Uit vorenstaande blijkt dat de kinderen na hun verblijf van vier maanden in Nederland al weer sinds twee maanden in Marokko verbleven op het moment van indiening van het inleidende verzoekschrift door de raad. Hoewel de kinderen wel enige tijd in Nederland hebben verbleven, betrof dit een relatief korte periode van vier maanden, waaraan sedert 2011 een jarenlang verblijf in Marokko voorafging. Verschillende acties, zoals de inschrijving bij de gemeente duiden erop dat er een intentie geweest zou kunnen zijn om voor langere tijd in Nederland te blijven.
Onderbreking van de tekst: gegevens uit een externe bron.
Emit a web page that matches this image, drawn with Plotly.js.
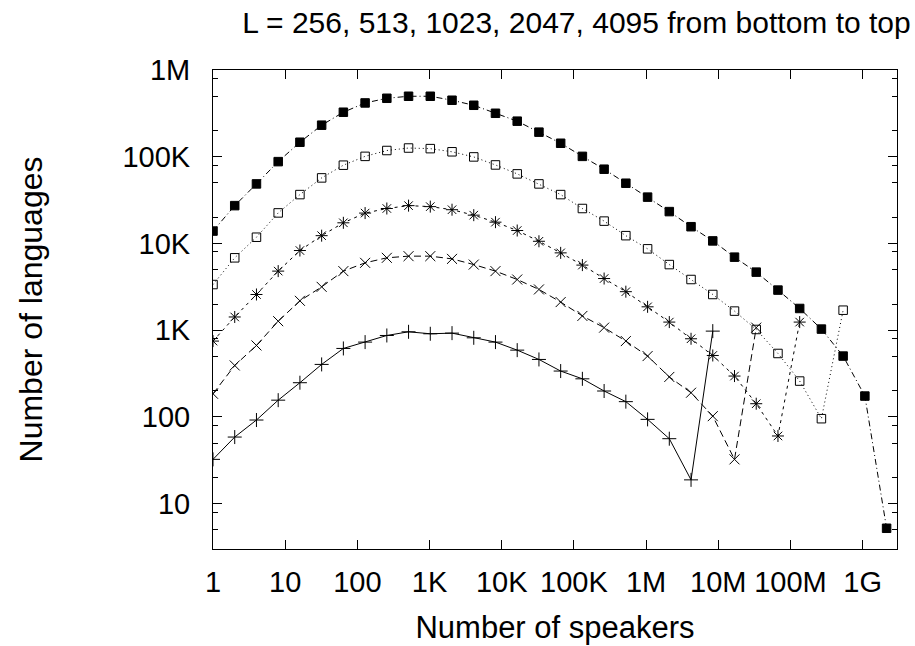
<!DOCTYPE html>
<html>
<head>
<meta charset="utf-8">
<script src="https://cdn.plot.ly/plotly-3.0.1.min.js"></script>
<style>html,body{margin:0;padding:0;background:#fff;}#chart{width:915px;height:646px;}</style>
</head>
<body>
<div id="chart"></div>
<script>
// Number of speakers (x = 2^k)
const speakers = [1, 2, 4, 8, 16, 32, 64, 128, 256, 512, 1024, 2048, 4096, 8192, 16384, 32768,
  65536, 131072, 262144, 524288, 1048576, 2097152, 4194304, 8388608, 16777216, 33554432,
  67108864, 134217728, 268435456, 536870912, 1073741824, 2147483648];

const seriesNames = ["L = 256", "L = 513", "L = 1023", "L = 2047", "L = 4095"];

const langs256 = [32.4, 58.6, 92.1, 156, 248, 403, 616, 729, 869, 958, 909, 925, 817, 729, 589, 460,
  338, 275, 199, 150, 93.7, 56.1, 18.8, 976];
const langs513 = [185, 392, 667, 1270, 2180, 3160, 4800, 5980, 6830, 7140, 7140, 6640, 5710, 4800, 3840, 2950,
  2110, 1460, 1070, 749, 503, 289, 190, 102, 32.4, 1070];
const langs1023 = [749, 1420, 2580, 4800, 8290, 12300, 17300, 22400, 25300, 27300, 26600, 24500, 21200, 17600, 14100, 10600,
  7790, 5630, 3940, 2780, 1860, 1240, 796, 511, 296, 142, 60.3, 1240];
const langs2047 = [3360, 6830, 11800, 22500, 36600, 57000, 79900, 101000, 118000, 126000, 124000, 114000, 99500, 80400, 63400, 48600,
  36600, 25300, 18100, 12300, 8670, 5710, 3840, 2580, 1660, 1019, 539, 259, 95.4, 1700];
const langs4095 = [13900, 27300, 48600, 87800, 147000, 231000, 326000, 417000, 472000, 498000, 498000, 448000, 392000, 317000, 257000, 192000,
  143000, 101000, 71800, 49500, 34200, 23300, 15600, 10700, 6950, 4670, 2900, 1780, 1030, 503, 174, 5.2];

const xTickVals = [1, 10, 100, 1e3, 1e4, 1e5, 1e6, 1e7, 1e8, 1e9];
const xTickText = ["1", "10", "100", "1K", "10K", "100K", "1M", "10M", "100M", "1G"];
const yTickVals = [10, 100, 1e3, 1e4, 1e5, 1e6];
const yTickText = ["10", "100", "1K", "10K", "100K", "1M"];
const yMinorVals = [5, 8, 20, 50, 80, 200, 500, 800, 2e3, 5e3, 8e3, 2e4, 5e4, 8e4, 2e5, 5e5, 8e5];

const allData = [langs256, langs513, langs1023, langs2047, langs4095];
const dashes = ["solid", "7px,4px", "3px,4px", "1px,3px", "6px,3px,1px,3px"];
const symbols = ["cross-thin-open", "x-thin-open", "asterisk-open", "square-open", "square"];
const sizes = [10, 10, 10, 8.5, 8.5];

const traces = allData.map((ys, i) => ({
  x: speakers.slice(0, ys.length),
  y: ys,
  name: seriesNames[i],
  type: "scatter",
  mode: "lines+markers",
  line: {color: "#000", width: 1, dash: dashes[i]},
  marker: {symbol: symbols[i], size: sizes[i], color: "#000", line: {color: "#000", width: 1}},
  showlegend: false
}));

const fontFamily = "Liberation Sans, Arial, Helvetica, sans-serif";

const layout = {
  width: 915, height: 646,
  paper_bgcolor: "#fff", plot_bgcolor: "#fff",
  margin: {l: 213, r: 18, t: 70, b: 97, pad: 0},
  font: {family: fontFamily, size: 29, color: "#000"},
  title: {
    text: "L = 256, 513, 1023, 2047, 4095 from bottom to top",
    font: {family: fontFamily, size: 30, color: "#000"},
    xref: "container", yref: "container",
    x: 0.63, xanchor: "center", y: 0.965, yanchor: "middle"
  },
  xaxis: {
    type: "log",
    range: [0, 9.476],
    tickmode: "array", tickvals: xTickVals, ticktext: xTickText,
    ticks: "inside", ticklen: 9, tickwidth: 1, tickcolor: "#000",
    showline: true, linecolor: "#000", linewidth: 1, mirror: "allticks",
    showgrid: false, zeroline: false,
    ticklabelstandoff: 7,
    tickfont: {family: fontFamily, size: 29, color: "#000"},
    title: {text: "Number of speakers", font: {family: fontFamily, size: 31, color: "#000"}, standoff: 19}
  },
  yaxis: {
    type: "log",
    range: [Math.log10(3), 6],
    tickmode: "array", tickvals: yTickVals, ticktext: yTickText,
    ticks: "inside", ticklen: 9, tickwidth: 1, tickcolor: "#000",
    minor: {tickmode: "array", tickvals: yMinorVals, ticks: "inside", ticklen: 5, tickwidth: 1, tickcolor: "#000", showgrid: false},
    showline: true, linecolor: "#000", linewidth: 1, mirror: "allticks",
    showgrid: false, zeroline: false,
    ticklabelstandoff: 16,
    tickfont: {family: fontFamily, size: 29, color: "#000"},
    title: {text: "Number of languages", font: {family: fontFamily, size: 32, color: "#000"}, standoff: 70}
  }
};

Plotly.newPlot("chart", traces, layout, {displayModeBar: false, staticPlot: true});
</script>
</body>
</html>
Echter, nu de kinderen voorafgaand aan het verzoek voornamelijk in Marokko hebben verbleven, zij de Nederlandse taal nauwelijks machtig zijn, voornamelijk familie in Marokko hebben, nauwelijks of niet in Nederland naar school zijn gegaan en zij bovendien ook op het moment van het inleidende verzoekschrift feitelijk in Marokko verbleven, is het hof van oordeel dat, gelet op alle hierboven genoemde feiten en omstandigheden, de gewone verblijfplaats van de kinderen, zoals bedoeld in genoemd artikel 61 Brussel II-bis, op het moment van het indienen van het inleidende verzoekschrift niet op het grondgebied van Nederland maar dat van Marokko was gelegen.

5.8

Nu Marokko geen lidstaat is bij Brussel II-bis doch wel bij het HKBV 1996, is niet Brussel II-bis, maar het HKBV 1996 op de huidige zaak van toepassing. Artikel 5 van het HKBV 1996 bepaalt dat de rechterlijke en administratieve autoriteiten van de verdragsluitende staat waar het kind zijn gewone verblijfplaats heeft bevoegd zijn om maatregelen te nemen die strekken tot de bescherming van zijn persoon of vermogen. Hieruit volgt dat op het moment van indiening van het inleidende verzoek door de raad niet de Nederlandse, maar de Marokkaanse rechter bevoegd was.

5.9

Dit alles leidt tot de volgende beslissing.

6De beslissing

Het hof:

vernietigt de bestreden beschikking en opnieuw rechtdoende:

bepaalt dat de Nederlandse rechter onbevoegd is om van het inleidende verzoek van de raad kennis te nemen.

Deze beschikking is gegeven door mr. M.J. Leijdekker, mr. C.E. Buitendijk en mr. J. Kok, in tegenwoordigheid van mr. J. Stein als griffier, en is op 22 mei 2018 in het openbaar uitgesproken door de voorzitter.